ACA To FCC: Don’t Rate Regulate BDS Providers Bringing Competition To The Market

PITTSBURGH, June 29, 2016 -  The American Cable Association urged the Federal Communications Commission to retain its time-tested methods of not regulating the provision of Business Data Services (BDS), or special access, by cable and other competitive providers.  Such an about-face in fundamental policy would run counter to solid economic and antitrust principles and undermine existing and future investment and the development of competition.

For decades, the FCC has consistently adopted regulatory frameworks in non-competitive BDS markets that target the dominant provider for oversight while leaving the new entrants essentially free from regulation. 
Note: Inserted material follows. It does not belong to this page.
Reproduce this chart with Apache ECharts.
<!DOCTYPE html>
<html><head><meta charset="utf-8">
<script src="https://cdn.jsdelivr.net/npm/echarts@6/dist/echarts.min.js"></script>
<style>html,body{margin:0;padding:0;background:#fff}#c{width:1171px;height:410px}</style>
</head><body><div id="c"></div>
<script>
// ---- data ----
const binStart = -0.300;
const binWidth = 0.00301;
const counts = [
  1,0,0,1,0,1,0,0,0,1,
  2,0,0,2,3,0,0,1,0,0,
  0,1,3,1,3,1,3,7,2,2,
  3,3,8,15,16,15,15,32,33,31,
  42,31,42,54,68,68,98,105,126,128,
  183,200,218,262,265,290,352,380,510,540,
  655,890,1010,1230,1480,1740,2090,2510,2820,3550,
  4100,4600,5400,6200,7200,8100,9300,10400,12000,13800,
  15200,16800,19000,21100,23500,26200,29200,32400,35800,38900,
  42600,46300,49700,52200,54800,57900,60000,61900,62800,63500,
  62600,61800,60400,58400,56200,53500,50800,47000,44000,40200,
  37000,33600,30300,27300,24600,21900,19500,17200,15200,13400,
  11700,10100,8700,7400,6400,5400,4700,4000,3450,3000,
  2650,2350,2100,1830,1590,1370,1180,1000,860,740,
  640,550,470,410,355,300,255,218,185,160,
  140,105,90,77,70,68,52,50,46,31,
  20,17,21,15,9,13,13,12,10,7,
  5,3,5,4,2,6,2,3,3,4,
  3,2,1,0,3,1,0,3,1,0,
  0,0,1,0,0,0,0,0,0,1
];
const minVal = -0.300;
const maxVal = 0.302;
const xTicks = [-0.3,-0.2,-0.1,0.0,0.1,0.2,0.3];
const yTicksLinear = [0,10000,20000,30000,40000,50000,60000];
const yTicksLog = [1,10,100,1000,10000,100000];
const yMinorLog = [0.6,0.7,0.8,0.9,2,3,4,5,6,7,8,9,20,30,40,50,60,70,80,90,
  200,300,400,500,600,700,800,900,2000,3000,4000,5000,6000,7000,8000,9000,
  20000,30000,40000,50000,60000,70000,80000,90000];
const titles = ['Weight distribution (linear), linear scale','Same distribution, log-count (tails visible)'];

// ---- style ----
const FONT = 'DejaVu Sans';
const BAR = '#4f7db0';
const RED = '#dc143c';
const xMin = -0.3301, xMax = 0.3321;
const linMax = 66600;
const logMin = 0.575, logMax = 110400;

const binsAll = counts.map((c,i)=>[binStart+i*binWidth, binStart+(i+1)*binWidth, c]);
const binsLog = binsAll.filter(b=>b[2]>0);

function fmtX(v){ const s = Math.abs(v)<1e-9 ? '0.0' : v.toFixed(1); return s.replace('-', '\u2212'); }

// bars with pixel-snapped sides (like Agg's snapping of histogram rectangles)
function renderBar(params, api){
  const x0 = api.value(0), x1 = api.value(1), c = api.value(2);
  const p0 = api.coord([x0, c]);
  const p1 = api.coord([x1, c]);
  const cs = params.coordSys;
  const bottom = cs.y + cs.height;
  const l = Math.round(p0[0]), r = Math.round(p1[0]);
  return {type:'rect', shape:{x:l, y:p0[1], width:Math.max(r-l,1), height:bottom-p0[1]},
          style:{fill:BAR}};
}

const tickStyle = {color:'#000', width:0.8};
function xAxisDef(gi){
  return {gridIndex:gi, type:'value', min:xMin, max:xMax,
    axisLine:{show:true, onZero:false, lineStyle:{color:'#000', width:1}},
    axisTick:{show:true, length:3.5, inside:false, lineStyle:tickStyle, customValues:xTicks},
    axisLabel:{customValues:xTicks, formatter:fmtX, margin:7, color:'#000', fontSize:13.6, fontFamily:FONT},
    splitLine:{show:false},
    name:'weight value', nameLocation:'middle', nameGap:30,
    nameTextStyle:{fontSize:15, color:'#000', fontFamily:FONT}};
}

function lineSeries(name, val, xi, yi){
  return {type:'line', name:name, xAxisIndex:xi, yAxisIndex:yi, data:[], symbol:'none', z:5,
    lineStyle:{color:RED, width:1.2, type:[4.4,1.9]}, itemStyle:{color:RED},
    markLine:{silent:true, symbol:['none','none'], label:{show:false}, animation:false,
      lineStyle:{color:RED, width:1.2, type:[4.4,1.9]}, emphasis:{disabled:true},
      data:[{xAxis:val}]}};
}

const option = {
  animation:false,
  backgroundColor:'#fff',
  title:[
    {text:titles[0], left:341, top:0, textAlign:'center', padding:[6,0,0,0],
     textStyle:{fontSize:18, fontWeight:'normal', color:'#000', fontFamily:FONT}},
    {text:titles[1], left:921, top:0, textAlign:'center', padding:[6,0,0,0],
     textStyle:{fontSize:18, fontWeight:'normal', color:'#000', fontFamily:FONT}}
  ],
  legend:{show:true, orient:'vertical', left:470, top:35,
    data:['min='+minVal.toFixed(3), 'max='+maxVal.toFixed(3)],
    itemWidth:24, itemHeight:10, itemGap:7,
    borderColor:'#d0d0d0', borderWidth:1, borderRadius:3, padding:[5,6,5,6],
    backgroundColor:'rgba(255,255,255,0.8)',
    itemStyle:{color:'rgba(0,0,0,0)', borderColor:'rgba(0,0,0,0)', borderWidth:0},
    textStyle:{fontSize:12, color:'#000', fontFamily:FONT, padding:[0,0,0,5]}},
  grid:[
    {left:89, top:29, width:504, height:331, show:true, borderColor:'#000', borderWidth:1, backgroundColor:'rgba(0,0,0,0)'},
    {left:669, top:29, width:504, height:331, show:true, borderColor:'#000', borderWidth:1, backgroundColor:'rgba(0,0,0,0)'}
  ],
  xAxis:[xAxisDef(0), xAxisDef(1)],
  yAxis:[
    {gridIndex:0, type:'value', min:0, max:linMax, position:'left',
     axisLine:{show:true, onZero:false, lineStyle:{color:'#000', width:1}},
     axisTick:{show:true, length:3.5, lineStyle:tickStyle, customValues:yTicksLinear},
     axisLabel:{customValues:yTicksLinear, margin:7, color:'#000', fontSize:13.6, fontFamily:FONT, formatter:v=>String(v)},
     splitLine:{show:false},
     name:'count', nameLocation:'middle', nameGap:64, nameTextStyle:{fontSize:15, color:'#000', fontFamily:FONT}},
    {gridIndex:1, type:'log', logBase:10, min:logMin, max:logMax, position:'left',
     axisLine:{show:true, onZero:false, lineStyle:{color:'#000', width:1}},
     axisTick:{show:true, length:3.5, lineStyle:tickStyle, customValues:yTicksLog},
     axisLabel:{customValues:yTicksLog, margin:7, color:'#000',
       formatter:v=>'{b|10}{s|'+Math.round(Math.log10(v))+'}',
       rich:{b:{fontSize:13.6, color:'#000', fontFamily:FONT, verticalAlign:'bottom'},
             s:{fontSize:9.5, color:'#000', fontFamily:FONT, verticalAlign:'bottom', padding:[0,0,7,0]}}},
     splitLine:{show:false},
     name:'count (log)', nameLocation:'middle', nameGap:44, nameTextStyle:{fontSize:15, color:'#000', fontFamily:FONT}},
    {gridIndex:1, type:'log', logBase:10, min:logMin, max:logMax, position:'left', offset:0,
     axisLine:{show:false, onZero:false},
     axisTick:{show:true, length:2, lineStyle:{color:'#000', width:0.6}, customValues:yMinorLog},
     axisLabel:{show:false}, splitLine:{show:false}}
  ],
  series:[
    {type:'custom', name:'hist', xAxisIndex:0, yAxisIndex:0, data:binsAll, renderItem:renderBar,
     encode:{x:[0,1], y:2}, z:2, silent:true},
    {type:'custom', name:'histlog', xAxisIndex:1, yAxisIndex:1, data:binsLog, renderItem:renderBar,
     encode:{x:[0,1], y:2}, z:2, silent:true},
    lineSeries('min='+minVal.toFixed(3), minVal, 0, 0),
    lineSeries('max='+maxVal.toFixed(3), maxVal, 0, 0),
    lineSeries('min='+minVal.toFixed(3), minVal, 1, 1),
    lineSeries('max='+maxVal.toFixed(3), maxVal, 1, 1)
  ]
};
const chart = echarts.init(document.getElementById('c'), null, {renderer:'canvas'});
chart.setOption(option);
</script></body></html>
"This approach has resulted in enormous investment in new networks, more innovative services, and increased competition.  It would be a grave error for the FCC to turn its back on these significant benefits and reverse course," ACA President and CEO Matthew M. Polka said.  "Because the FCC has failed to provide a sound economic rationale to support such a dramatic shift in policy or set forth potential benefits for consumers, the agency should summarily reject this misguided concept."
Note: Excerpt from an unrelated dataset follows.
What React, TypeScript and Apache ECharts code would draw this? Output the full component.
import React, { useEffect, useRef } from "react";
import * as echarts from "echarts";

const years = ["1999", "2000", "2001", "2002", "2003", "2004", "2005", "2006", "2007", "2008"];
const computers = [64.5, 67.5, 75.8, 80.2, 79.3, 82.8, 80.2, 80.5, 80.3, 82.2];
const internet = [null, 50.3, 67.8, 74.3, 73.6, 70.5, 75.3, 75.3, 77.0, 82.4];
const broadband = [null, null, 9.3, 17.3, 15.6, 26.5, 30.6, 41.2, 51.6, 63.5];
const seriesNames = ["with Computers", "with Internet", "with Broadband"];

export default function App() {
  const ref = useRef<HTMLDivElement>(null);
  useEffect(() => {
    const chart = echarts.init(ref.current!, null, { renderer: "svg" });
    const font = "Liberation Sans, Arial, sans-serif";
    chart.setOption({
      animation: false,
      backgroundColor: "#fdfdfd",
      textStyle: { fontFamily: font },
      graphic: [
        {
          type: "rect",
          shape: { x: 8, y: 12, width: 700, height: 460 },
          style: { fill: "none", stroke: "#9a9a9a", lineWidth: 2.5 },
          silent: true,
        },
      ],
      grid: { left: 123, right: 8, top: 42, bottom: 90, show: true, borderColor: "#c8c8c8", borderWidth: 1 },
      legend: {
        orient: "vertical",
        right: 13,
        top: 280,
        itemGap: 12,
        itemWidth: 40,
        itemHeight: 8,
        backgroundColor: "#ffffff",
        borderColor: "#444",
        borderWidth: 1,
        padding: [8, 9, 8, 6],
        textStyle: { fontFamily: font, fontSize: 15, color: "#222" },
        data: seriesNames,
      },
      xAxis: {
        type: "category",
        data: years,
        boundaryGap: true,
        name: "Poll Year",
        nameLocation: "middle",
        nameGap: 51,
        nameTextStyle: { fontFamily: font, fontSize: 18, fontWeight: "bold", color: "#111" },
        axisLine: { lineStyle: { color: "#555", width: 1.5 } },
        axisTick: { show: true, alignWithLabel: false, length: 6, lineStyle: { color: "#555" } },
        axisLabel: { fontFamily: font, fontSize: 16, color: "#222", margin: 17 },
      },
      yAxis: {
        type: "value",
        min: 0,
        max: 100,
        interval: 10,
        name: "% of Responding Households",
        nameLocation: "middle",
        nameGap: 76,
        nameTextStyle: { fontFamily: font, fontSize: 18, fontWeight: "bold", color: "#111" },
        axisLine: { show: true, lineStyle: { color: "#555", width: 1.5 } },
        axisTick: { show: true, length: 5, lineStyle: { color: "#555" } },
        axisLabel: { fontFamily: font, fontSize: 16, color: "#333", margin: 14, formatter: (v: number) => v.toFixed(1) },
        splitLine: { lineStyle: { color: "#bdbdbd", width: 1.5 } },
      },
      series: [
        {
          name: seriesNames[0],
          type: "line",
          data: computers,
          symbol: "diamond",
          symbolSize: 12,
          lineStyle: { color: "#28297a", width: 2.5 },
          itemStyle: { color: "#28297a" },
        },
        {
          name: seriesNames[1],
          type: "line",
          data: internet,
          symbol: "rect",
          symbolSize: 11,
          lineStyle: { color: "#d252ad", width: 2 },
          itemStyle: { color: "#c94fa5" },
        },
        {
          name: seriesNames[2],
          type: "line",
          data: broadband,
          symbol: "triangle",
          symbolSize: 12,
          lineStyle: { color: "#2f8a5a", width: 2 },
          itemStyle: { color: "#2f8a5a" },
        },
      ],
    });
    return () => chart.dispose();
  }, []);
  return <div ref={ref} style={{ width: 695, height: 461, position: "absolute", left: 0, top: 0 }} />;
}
ACA set forth its views in comments filed on June 28 in connection with an FCC proposal to abandon its long-standing "light touch" approach to the regulation of non-dominant BDS providers, including cable operators. ACA estimates that its members are spending tens of millions and potentially as much as  $300 million annually to deploy fiber-rich facilities to support the provision of BDS, according to an analysis that was included with the comments.  These investments have led to smaller competitive providers reducing prices by more than 50% over the past five years, far more than would result from any reduction from proposed regulation.

The FCC dominant/non-dominant approach to regulation, in place for almost four decades, is rooted in sound and compelling economics since it provides entrants with incentives to commit effort, initiative, and financial investment and avoids needlessly burdening them with regulation.